Lilly Bets Big on Oral Obesity Drug in New $1.3B Nimbus Pact
The deal aims to crack the next frontier in weight-loss treatment, expanding Lilly's arsenal beyond its blockbuster injectable drugs Zepbound and Mounjaro.
Eli Lilly is deepening its investment in the next generation of weight-loss treatments, announcing a new research and licensing deal with Nimbus Therapeutics to develop a novel oral obesity drug. The partnership, which could be worth up to $1.3 billion, signals a major strategic push to dominate the rapidly growing market by offering an alternative to popular injectable therapies.
Under the terms announced Tuesday, Lilly will pay Nimbus Therapeutics $55 million in upfront and near-term milestone payments. Nimbus is also eligible for up to approximately $1.3 billion in additional payments based on development, commercial, and sales milestones, as well as tiered royalties on future global sales. The collaboration will leverage Nimbus's AI-driven drug discovery platform to advance an early-stage program targeting a novel pathway for metabolic diseases.
Shares of Eli Lilly rose on the news, trading up nearly 1% to over $1051 in midday trading Tuesday, pushing its market capitalization toward $970 billion. The move reflects investor confidence in Lilly's strategy to build on the success of its injectable GLP-1 agonists, Zepbound and Mounjaro, which have become blockbuster drugs for diabetes and weight loss.
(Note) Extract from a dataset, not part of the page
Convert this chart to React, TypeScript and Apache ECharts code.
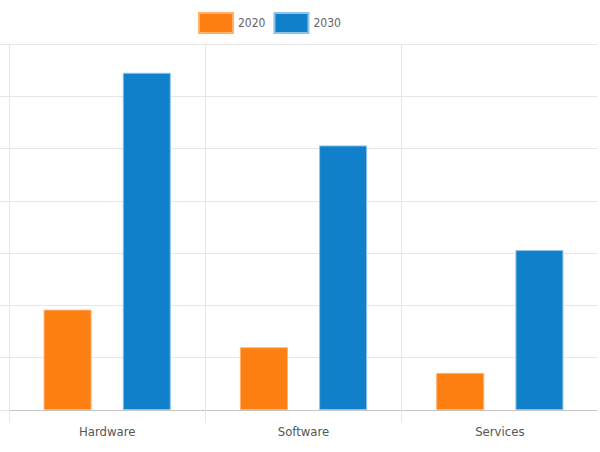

The strategic imperative for a powerful oral drug is clear. While injectables have proven highly effective, the development of a convenient, daily pill is seen as the next major growth vector for the estimated $100 billion obesity drug market. An effective oral option could attract a wider range of patients and provide a competitive edge. This new pact is Lilly's second major bet in the oral obesity space, complementing its existing late-stage candidate, orforglipron.
"This agreement with Nimbus highlights Lilly's commitment to exploring diverse, scientifically-backed approaches to obesity treatment," noted an analyst from a top-tier investment bank. "While Zepbound's efficacy is the current gold standard, the race for a highly effective, well-tolerated oral treatment is the next critical battleground."
This battle is largely being fought against Danish rival Novo Nordisk, which markets the injectable Wegovy and recently launched an oral version of the same active ingredient. According to recent reports, the competitive landscape is intensifying as both pharmaceutical giants vie for dominance. Lilly's partnership with Nimbus represents a move to out-innovate its rival by exploring new biological targets beyond the established GLP-1 pathway.
The collaboration builds on a previous successful relationship between the two companies. Lilly acquired a different Nimbus asset in 2023, which is now part of its cardiometabolic pipeline. This history suggests confidence in Nimbus's structure-based drug design capabilities.
While the deal's full $1.3 billion value is contingent on long-term success, the upfront commitment strengthens Lilly's pipeline in the most lucrative segment of the pharmaceutical industry. For Nimbus, a private, venture-backed biotech, the partnership provides significant non-dilutive funding and a powerful commercial partner to bring a potential therapy to market.
The road ahead is long; the partnered program is still in its early discovery phase. It will require years of clinical trials and regulatory scrutiny before it could reach patients. However, the investment underscores Lilly's aggressive, multi-pronged strategy to maintain its leadership in the metabolic disease space for years to come, ensuring it has promising candidates ready to follow its current generation of blockbuster drugs.